● EXTRACTED ENTRIES:
>>>

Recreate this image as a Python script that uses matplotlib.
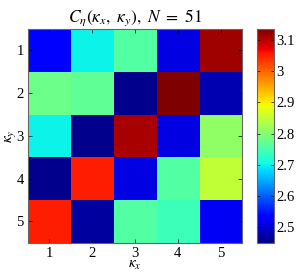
import numpy as np
import matplotlib
matplotlib.use("Agg")
import matplotlib.pyplot as plt

plt.rcParams["font.family"] = "Liberation Serif"
plt.rcParams["mathtext.fontset"] = "stix"

kx = [1, 2, 3, 4, 5]
ky = [1, 2, 3, 4, 5]
# rows: kappa_y = 1..5, columns: kappa_x = 1..5
row1 = [2.535, 2.70, 2.76, 2.51, 3.115]
row2 = [2.78, 2.77, 2.46, 3.135, 2.48]
row3 = [2.70, 2.46, 3.11, 2.51, 2.81]
row4 = [2.46, 3.05, 2.51, 2.76, 2.85]
row5 = [3.05, 2.47, 2.76, 2.74, 2.52]
cbar_ticks = [2.5, 2.6, 2.7, 2.8, 2.9, 3.0, 3.1]
cbar_labels = ["2.5", "2.6", "2.7", "2.8", "2.9", "3", "3.1"]

C = np.array([row1, row2, row3, row4, row5])

fig = plt.figure(figsize=(3.01, 2.76), dpi=100)
ax = fig.add_axes([0.093, 0.120, 0.711, 0.775])
cax = fig.add_axes([0.854, 0.120, 0.056, 0.775])

im = ax.imshow(C, cmap="jet", vmin=2.45, vmax=3.135, aspect="auto",
               extent=[kx[0] - 0.5, kx[-1] + 0.5, ky[-1] + 0.5, ky[0] - 0.5],
               interpolation="nearest")
ax.set_xticks(kx)
ax.set_yticks(ky)
ax.tick_params(direction="in", length=3, width=0.5, labelsize=10.5, pad=3,
               top=True, right=True)
ax.set_xlabel(r"$\kappa_x$", fontsize=11, labelpad=-1)
ax.set_ylabel(r"$\kappa_y$", fontsize=11, labelpad=-1)
ax.set_title(r"$C_\eta(\kappa_x,\ \kappa_y),\ N\ =\ 51$", fontsize=12.5, pad=5)
for s in ax.spines.values():
    s.set_color("#666666")
    s.set_linewidth(0.8)

cb = fig.colorbar(im, cax=cax)
cb.set_ticks(cbar_ticks)
cb.set_ticklabels(cbar_labels)
cax.tick_params(direction="in", length=2, width=0.5, labelsize=10.5, pad=2,
                left=True, right=True)
cb.outline.set_edgecolor("#666666")
cb.outline.set_linewidth(0.8)

fig.savefig("out.png", dpi=100)
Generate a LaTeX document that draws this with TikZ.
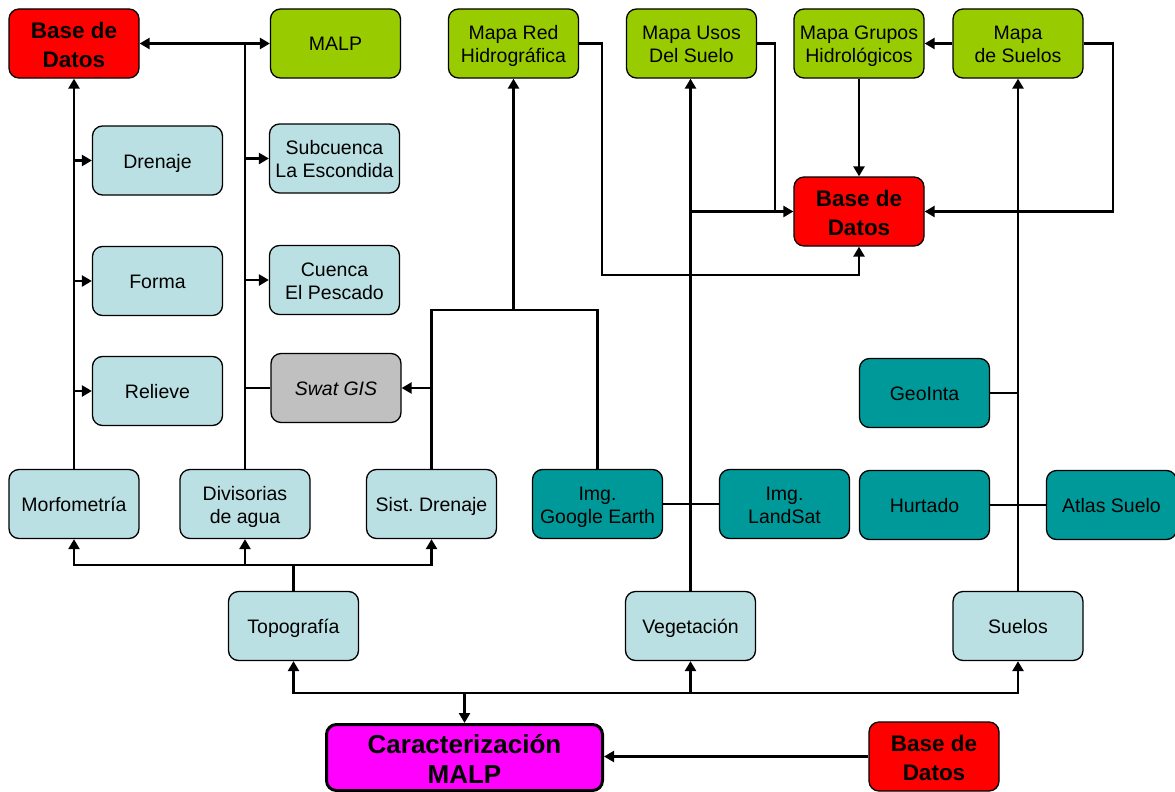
\documentclass[tikz,border=0pt]{standalone}
\usepackage{fontspec}
\setmainfont{Liberation Sans}
\usetikzlibrary{arrows.meta}
\definecolor{paleblue}{HTML}{BBE0E3}
\definecolor{leaf}{HTML}{99CC00}
\definecolor{tealbox}{HTML}{009999}
\definecolor{greybox}{HTML}{C0C0C0}
\definecolor{dbred}{HTML}{FF0000}
\definecolor{goalpink}{HTML}{FF00FF}
\frenchspacing
% struts fixing the vertical placement of the labels
\newcommand{\upst}{\rule{0pt}{20pt}}
\newcommand{\dnst}{\rule[-5pt]{0pt}{5pt}}
\newcommand{\bupst}{\rule{0pt}{21pt}}
\newcommand{\bdnst}{\rule[-2.5pt]{0pt}{2.5pt}}
\newcommand{\cupst}{\rule{0pt}{27pt}}
\newcommand{\cdnst}{\rule[-5pt]{0pt}{5pt}}
\begin{document}
\begin{tikzpicture}[x=1pt,y=-1pt,
  box/.style={draw=black, line width=1.3pt, rounded corners=10pt,
    minimum width=130pt, minimum height=69pt, align=center, inner sep=2pt,
    font=\fontsize{19.5}{23}\selectfont},
  pale/.style={box, fill=paleblue},
  mapbox/.style={box, fill=leaf},
  srcbox/.style={box, fill=tealbox},
  dbbox/.style={box, fill=dbred, font=\fontsize{22.5}{28.5}\selectfont\bfseries},
  conn/.style={line width=2.6pt},
  thinconn/.style={line width=2.1pt},
  arr/.style={conn, -{Triangle[length=10pt,width=11pt]}},
  darr/.style={conn, {Triangle[length=10pt,width=11pt]}-{Triangle[length=10pt,width=11pt]}}]
\useasboundingbox (0,0) rectangle (1175,792);

% top row
\node[dbbox]  (bdA)     at (74,43.5)    {\bupst Base de\\Datos\bdnst};
\node[mapbox] (malp)    at (335.5,43.5) {\upst MALP\dnst};
\node[mapbox] (red)     at (513.5,43.5) {\upst Mapa Red\\Hidrográfica\dnst};
\node[mapbox] (usos)    at (691.5,43.5) {\upst Mapa Usos\\Del Suelo\dnst};
\node[mapbox] (grupos)  at (859,43.5)   {\upst Mapa Grupos\\Hidrológicos\dnst};
\node[mapbox] (msuelos) at (1018,43.5)  {\upst Mapa\\de Suelos\dnst};

% left column products
\node[pale] (drenaje) at (157.5,160.5) {\upst Drenaje\dnst};
\node[pale] (forma)   at (157.5,281)   {\upst Forma\dnst};
\node[pale] (relieve) at (157.5,391)   {\upst Relieve\dnst};
\node[pale] (subc)    at (334.5,158.5) {\upst Subcuenca\\La Escondida\dnst};
\node[pale] (cuenca)  at (334.5,280)   {\upst Cuenca\\El Pescado\dnst};
\node[box, fill=greybox, font=\fontsize{19.5}{23}\selectfont\itshape] (swat) at (336,388) {\upst Swat GIS\dnst};

% central data base
\node[dbbox] (bdM) at (859,211.5) {\bupst Base de\\Datos\bdnst};

% sources
\node[srcbox] (geointa) at (924.5,393) {\upst GeoInta\dnst};
\node[pale] (morfo)   at (74,504)    {\upst Morfometría\dnst};
\node[pale] (divis)   at (245,504)   {\upst Divisorias\\de agua\dnst};
\node[pale] (sist)    at (431.5,504) {\upst Sist. Drenaje\dnst};
\node[srcbox] (google)  at (597.5,504) {\upst Img.\\Google Earth\dnst};
\node[srcbox] (landsat) at (784.5,504) {\upst Img.\\LandSat\dnst};
\node[srcbox] (hurtado) at (924.5,505) {\upst Hurtado\dnst};
\node[srcbox] (atlas)   at (1111.5,505) {\upst Atlas Suelo\dnst};

% themes
\node[pale] (topo)   at (293.5,626) {\upst Topografía\dnst};
\node[pale] (veget)  at (690.5,626) {\upst Vegetación\dnst};
\node[pale] (suelos) at (1018,626)  {\upst Suelos\dnst};

% goal
\node[box, fill=goalpink, line width=3pt, minimum width=276pt, minimum height=65pt,
  font=\fontsize{26}{30}\selectfont\bfseries] (carac) at (464.5,757.5) {\cupst Caracterización\\MALP\cdnst};
\node[dbbox] (bdB) at (934,756.5) {\bupst Base de\\Datos\bdnst};

% --- connectors ---
% Divisorias de agua trunk
\draw[darr] (bdA.east) -- (malp.west);
\draw[conn] (divis.north) -- (divis.north |- malp.west);
\draw[arr] (divis.north |- subc.west) -- (subc.west);
\draw[arr] (divis.north |- cuenca.west) -- (cuenca.west);
\draw[thinconn] (swat.west) -- (swat.west -| divis.north);

% Morfometria trunk
\draw[arr] (morfo.north) -- (bdA.south);
\draw[arr] (morfo.north |- drenaje.west) -- (drenaje.west);
\draw[arr] (morfo.north |- forma.west) -- (forma.west);
\draw[arr] (morfo.north |- relieve.west) -- (relieve.west);

% Topografia fan-out
\coordinate (tj) at (293.5,565);
\draw[conn] (topo.north) -- (tj);
\draw[arr] (tj) -| (morfo.south);
\draw[arr] (tj) -| (sist.south);
\draw[arr] (tj -| divis.south) -- (divis.south);

% drainage system and Google Earth
\coordinate (sj) at (432,310);
\draw[thinconn] (sist.north) -- (sist.north |- sj) -- (google.north |- sj) -- (google.north);
\draw[arr] (red.south |- sj) -- (red.south);
\draw[arr] (sist.north |- swat.east) -- (swat.east);
\draw[thinconn] (google.east) -- (landsat.west);

% vegetation branch
\draw[arr] (veget.north) -- (veget.north |- usos.south);
\draw[arr] (veget.north |- bdM.west) -- (bdM.west);
\coordinate (ue) at (775,43.5);
\draw[conn] (usos.east) -- (ue) -- (ue |- bdM.west);

% river map to data base
\coordinate (rc) at (602,275);
\draw[arr] (red.east) -| (rc) -| (bdM.south);

% soils branch
\draw[arr] (grupos.south) -- (bdM.north);
\draw[arr] (msuelos.west) -- (grupos.east);
\coordinate (se) at (1113,43.5);
\draw[arr] (msuelos.east) -- (se) |- (bdM.east);
\draw[arr] (suelos.north) -- (msuelos.south);
\draw[thinconn] (geointa.east) -- (geointa.east -| suelos.north);
\draw[thinconn] (hurtado.east) -- (atlas.west);

% bottom distribution
\coordinate (bj) at (464.5,693);
\draw[arr] (bj) -| (topo.south);
\draw[arr] (bj) -| (veget.south);
\draw[arr] (veget.south |- bj) -| (suelos.south);
\draw[arr] (bj) -- (carac.north);
\draw[arr, thinconn] (bdB.west) -- (bdB.west -| carac.east);
\end{tikzpicture}
\end{document}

<<<

● STATED PROBLEM: Only the number is needed here: how many lines of the records contain "that"?

● SOLVED PROBLEM: 2